"I was a little surprised," Scott Cross told CNN's Jake Tapper on "The Lead" in an exclusive interview. "I was a little, to be honest, a little disappointed in the sentence that was given out."
Cross stayed silent about his experience with Hastert for 37 years before coming forward during the investigation.
"You think about shame, guilt, embarrassment, humiliation -- the Hasterts of the world have so much trust and respect over you that you really have a hard time processing and understanding it," Cross said.
Since the investigation, Cross has worked with the Illinois attorney general to advocate for the removal of the statute of limitations for these types of crimes.
"It's more important that not just the state of Illinois change that -- there's only been a handful of states," Cross said.

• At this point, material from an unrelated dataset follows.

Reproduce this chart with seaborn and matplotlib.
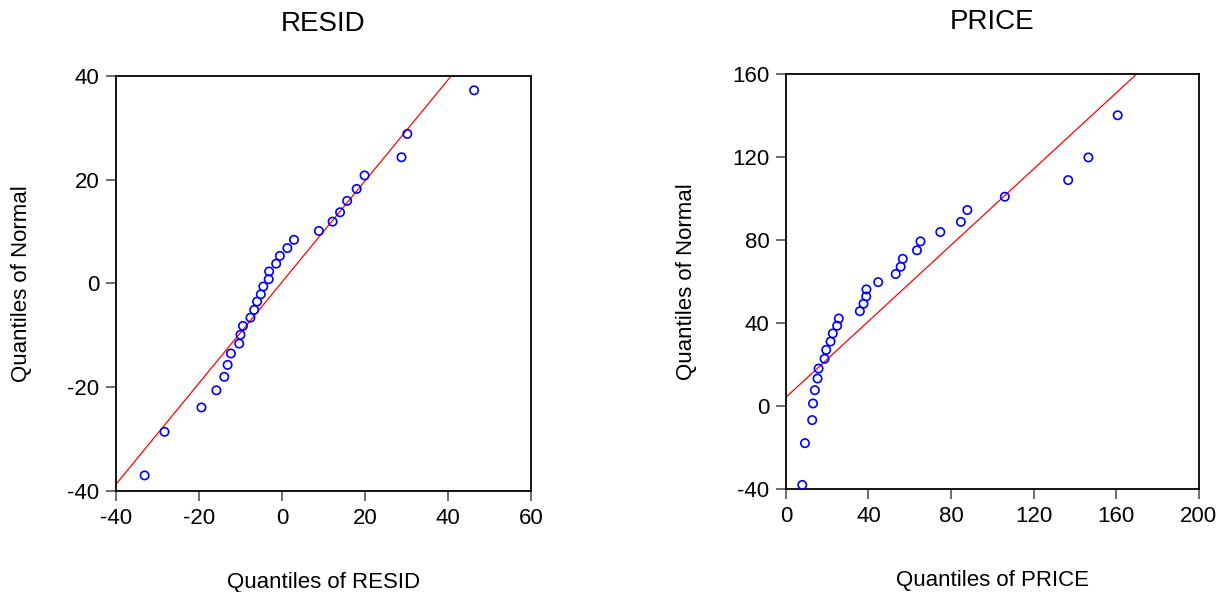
import numpy as np
import pandas as pd
import matplotlib
matplotlib.use("Agg")
import matplotlib.pyplot as plt
import seaborn as sns

# ---- data (sample quantile, normal quantile) ----
resid_q = [-33.1, -28.3, -19.4, -15.8, -13.9, -13.1, -12.3, -10.3, -10.0, -9.4,
           -7.6, -6.7, -6.0, -5.1, -4.5, -3.2, -3.1, -1.4, -0.5, 1.3,
           2.9, 8.9, 12.2, 14.0, 15.7, 18.0, 19.9, 28.8, 30.2, 46.3]
resid_norm = [-37.0, -28.6, -23.9, -20.6, -18.0, -15.7, -13.5, -11.6, -9.9, -8.2,
              -6.6, -5.1, -3.5, -2.1, -0.6, 0.8, 2.3, 3.8, 5.3, 6.8,
              8.4, 10.1, 11.9, 13.7, 15.9, 18.2, 20.8, 24.3, 28.8, 37.2]
resid_line = (0.26, 0.974)   # intercept, slope of reference line

price_q = [7.9, 9.2, 12.7, 13.1, 14.0, 15.3, 15.8, 18.7, 19.5, 21.6,
           22.7, 24.8, 25.6, 35.8, 37.6, 38.9, 39.0, 44.7, 53.2, 55.6,
           56.6, 63.5, 65.2, 74.8, 84.8, 87.9, 106.1, 136.8, 146.6, 160.8]
price_norm = [-37.9, -17.8, -6.7, 1.3, 7.7, 13.3, 18.1, 22.8, 27.1, 31.1,
              35.0, 38.7, 42.2, 45.7, 49.3, 52.8, 56.2, 59.7, 63.6, 67.1,
              70.9, 75.0, 79.3, 83.8, 88.7, 94.4, 100.8, 108.8, 119.7, 140.0]
price_line = (4.3, 0.915)

panels = [
    ("RESID", resid_q, resid_norm, resid_line, (-40, 60), [-40, -20, 0, 20, 40, 60],
     (-40, 40), [-40, -20, 0, 20, 40]),
    ("PRICE", price_q, price_norm, price_line, (0, 200), [0, 40, 80, 120, 160, 200],
     (-40, 160), [-40, 0, 40, 80, 120, 160]),
]

sns.set_style("white")
plt.rcParams['font.family'] = ['Liberation Sans', 'DejaVu Sans']
plt.rcParams['axes.unicode_minus'] = False
plt.rcParams['text.color'] = 'black'
plt.rcParams['axes.labelcolor'] = 'black'
plt.rcParams['xtick.labelcolor'] = 'black'
plt.rcParams['ytick.labelcolor'] = 'black'

fig = plt.figure(figsize=(12.26, 5.92), dpi=100)
boxes = [[0.0946, 0.1706, 0.3385, 0.7014],
         [0.6411, 0.1735, 0.3365, 0.7020]]

for box, (name, xq, yq, line, xlim, xticks, ylim, yticks) in zip(boxes, panels):
    ax = fig.add_axes(box)
    df = pd.DataFrame({"x": xq, "y": yq})
    a, b = line
    ax.axline((0, a), slope=b, color="red", lw=0.9, zorder=2)
    sns.scatterplot(data=df, x="x", y="y", ax=ax, marker="o", s=36,
                    facecolor="none", edgecolor="#0000ff", linewidth=1.2, zorder=3)
    ax.set_xlim(*xlim)
    ax.set_ylim(*ylim)
    ax.set_xticks(xticks)
    ax.set_yticks(yticks)
    ax.tick_params(axis="both", direction="out", length=7, width=1.2,
                   color="#555555", labelsize=16, pad=5, left=True, bottom=True)
    for sp in ax.spines.values():
        sp.set_color("black")
        sp.set_linewidth(1.3)
    ax.set_title(name, fontsize=20, pad=32)
    ax.set_xlabel(f"Quantiles of {name}", fontsize=16, labelpad=31)
    ax.set_ylabel("Quantiles of Normal", fontsize=16, labelpad=25)

fig.savefig("out.png", dpi=100)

"I hope by coming out and talking about this, other people have the courage to come out and speak out about this, whether its him or somebody else out there," Cross told Tapper.
The community Hastert and Cross came from was small, Cross said, with about 2,500 people.
"He was at the height of his popularity prior to going into politics," Cross said.
Cross testified in court about the fallout from Hastert's actions, saying he was "devastated."
"I tried to figure out why Coach Hastert had singled me out. I felt terribly alone. Today, I understand I did nothing to bring this on, but at age 17, I could not understand what happened or why," Cross said back in 2015.
"You made a difference in Illinois, kids in the future are going to see justice because of you and what you did, and hopefully some people out there will watch this show, find out what the laws are in their state, try to change it," Tapper told Cross. "So, thank you, Scott."
What began as a look into questionable financial transactions eventually lead investigators to unearth a sexual abuse cover-up by Hastert.
Despite admitting to sexually abusing boys while working as a teacher and coach at an Illinois high school, he was never charged for any sexual crimes because the state's prior statute of limitations law barred prosecution.
The case came to light following a newspaper article in 2012 that involved allegations that Hastert was using taxpayer funds for personal use, FBI Special Agent Michael Anderson told CNN.
"He didn't tell us the truth when we met with him," Anderson said about the first interview with Hastert. "But he did welcome us, you know, into his home. And we got quite a bit of information that ultimately resulted in one of the charges against him, which was lying to the FBI."
Keen investigative work by the Internal Revenue Service, the FBI and the US Attorney's Office eventually discovered Hastert had agreed to pay $3.5 million in hush money to one individual in exchange for the former student's silence. Cross did not accept hush money from Hastert.
The IRS revealed that Hastert had been regularly withdrawing just under $10,000 in cash to give to a former student -- the dollar amount specific to avoid bank reporting requirements. This raised flags to investigators.
"Everything we do, we follow the money. In fact, the question we ask when we see suspicious activity is why. You know, why it's -- why would a rational person be taking out $9,000 over a three-year period of time more than 100 times," James Robnett, the IRS criminal investigation special agent in charge, said.
In addition to the prison sentence, Hastert also was eventually ordered
to pay $250,000 to a victims fund.
He was elected
to the US House of Representatives, where he served from 1987 to 2007. He served as speaker from 1999 to 2007.